Maxwell looked up swiftly. And there, with one trembling forefinger pointing to the open documents, stood the figure of a man with a look of infinite sorrow on his face, as he gazed mournfully down upon the table. He was young—not more than thirty, perhaps, and his aquiline features bore the marks of much physical suffering. There were something like tears in his eyes now.

‘Carlo! is it possible it is you?’ Maxwell cried, springing to his feet.

‘Yes, Fred, it is I, Carlo Visci, who stand before you. We are well met, old friend; you have not far to seek to do your bidding now. Strike! while I look the other way, for it is your task, I know.’

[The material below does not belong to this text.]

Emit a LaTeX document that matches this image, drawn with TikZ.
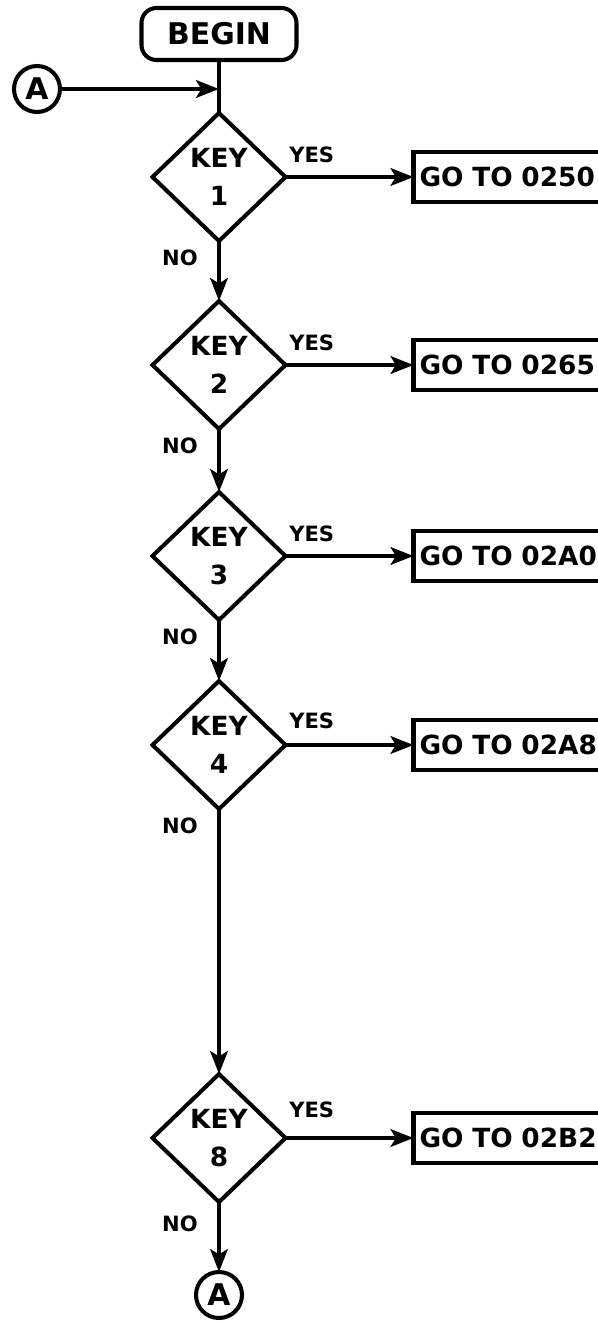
\documentclass[tikz,border=0pt]{standalone}
\usepackage{fontspec}
\setmainfont{DejaVu Sans}
\usepackage{tikz}
\usetikzlibrary{positioning,arrows.meta,shapes.geometric}

\begin{document}
\begin{tikzpicture}[
  node distance=1.2cm,
  line width=2.3pt,
  terminal/.style={draw, rounded corners=0.3cm, outer sep=0pt, minimum width=3.1cm,
              minimum height=1.04cm, font=\fontsize{17}{20}\selectfont\bfseries},
  test/.style={draw, diamond, inner sep=0pt, outer sep=0pt, minimum width=2.66cm,
              minimum height=2.56cm, align=center, font=\fontsize{15}{22}\selectfont\bfseries},
  jump/.style={draw, outer sep=0pt, inner sep=0.12cm, text width=3.9cm, align=left,
              minimum height=1cm, font=\fontsize{15}{18}\selectfont\bfseries},
  conn/.style={draw, circle, inner sep=0pt, outer sep=0pt, minimum size=0.92cm,
              font=\fontsize{17}{19}\selectfont\bfseries},
  lbl/.style={inner sep=1pt, font=\fontsize{12}{14}\selectfont\bfseries},
  arr/.style={-{Stealth[length=13pt,width=10pt,inset=3pt]}}
]
\useasboundingbox (-4.38,0.68) rectangle (7.58,-25.78);
\node[terminal] (begin) at (0,0) {BEGIN};
\coordinate[below=0.58cm of begin] (join);
\node[conn, left=3.18cm of join] (a1) {A};
\node[test, below=1.06cm of begin] (d1) {KEY\\1};
\node[test, below=1.2cm of d1] (d2) {KEY\\2};
\node[test, below=1.26cm of d2] (d3) {KEY\\3};
\node[test, below=1.22cm of d3] (d4) {KEY\\4};
\node[test, below=5.3cm of d4] (d8) {KEY\\8};
\node[conn, below=1.4cm of d8] (a2) {A};
\node[jump, right=2.56cm of d1] (go1) {GO TO 0250};
\node[jump, right=2.56cm of d2] (go2) {GO TO 0265};
\node[jump, right=2.56cm of d3] (go3) {GO TO 02A0};
\node[jump, right=2.56cm of d4] (go4) {GO TO 02A8};
\node[jump, right=2.56cm of d8] (go8) {GO TO 02B2};
% flow down the keys
\draw (begin) -- (d1);
\draw[arr] (a1) -- (join);
\draw[arr] (d1) -- (d2);
\draw[arr] (d2) -- (d3);
\draw[arr] (d3) -- (d4);
\draw[arr] (d4) -- (d8);
\draw[arr] (d8) -- (a2);
% yes branches
\draw[arr] (d1) -- (go1);
\draw[arr] (d2) -- (go2);
\draw[arr] (d3) -- (go3);
\draw[arr] (d4) -- (go4);
\draw[arr] (d8) -- (go8);
\node[lbl, anchor=south west] (y1) at ([yshift=0.2cm]d1.east) {YES};
\node[lbl, anchor=south west] (y2) at ([yshift=0.2cm]d2.east) {YES};
\node[lbl, anchor=south west] (y3) at ([yshift=0.2cm]d3.east) {YES};
\node[lbl, anchor=south west] (y4) at ([yshift=0.25cm]d4.east) {YES};
\node[lbl, anchor=south west] (y8) at ([yshift=0.32cm]d8.east) {YES};
\node[lbl, anchor=north east] (n1) at ([xshift=-0.35cm,yshift=-0.1cm]d1.south) {NO};
\node[lbl, anchor=north east] (n2) at ([xshift=-0.35cm,yshift=-0.1cm]d2.south) {NO};
\node[lbl, anchor=north east] (n3) at ([xshift=-0.35cm,yshift=-0.1cm]d3.south) {NO};
\node[lbl, anchor=north east] (n4) at ([xshift=-0.35cm,yshift=-0.1cm]d4.south) {NO};
\node[lbl, anchor=north east] (n8) at ([xshift=-0.35cm,yshift=-0.2cm]d8.south) {NO};
\end{tikzpicture}
\end{document}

‘As there is a heaven above us, no!’ Maxwell faltered. ‘Never, my friend! Do you think I would have come for this? Listen to me, Visci. You evidently know why I am here; but sure as I am a man, never shall my hand be the one to do you hurt. I have sworn it!’

‘I had expected something like this,’ Visci replied mournfully. ‘Yes, I know why you came. You had best comply with my request. It would be a kindness to me to kill me, as I stand here now.’

‘Visci, I swear to you that when I joined the Brotherhood, I was in the blackest ignorance of its secret workings. When I was chosen for this mission, I did not even comprehend what I had to do. Then they told me Visci was a traitor. Even then, I did not know it was you. Standing there in the room, I swore never to harm a hair of your head; and, heaven help me, I never will!’

‘Yes, I am a traitor, like you,’ Visci smiled mournfully. ‘Like you, I was deceived by claptrap talk of liberty and freedom; like you, I was allotted to take vengeance on a traitor; and like you, I refused. Better the secret dagger than the crime of fratricide upon one’s soul!’

‘Fratricide! I do not understand.’

‘I do not understand either. Frederick, the man I was detailed to murder—for it is nothing else—is my only brother.—You start! But the League does not countenance relationships. Flesh and blood and such paltry ties are nothing to the friends of liberty, who are at heart the sternest tyrants that ever the mouth of man execrated.—But what brings you here? You can have only one object in coming here. I have told you before it would be a kindness to end my existence.’

‘But why? And yet, when I come to look at you again, you have changed.’

‘I have changed,’ Visci echoed mournfully—‘changed in mind and body. My heart is affected, diseased beyond all hope of remedy. I may die now, at any moment; I cannot live four months.’

They sat down together, and fell to discussing old times when they were happy careless students together, and Maxwell did not fail to notice the painful breathing and quick gasping spasms of his friend, altered almost beyond recognition from the gallant Visci of other days.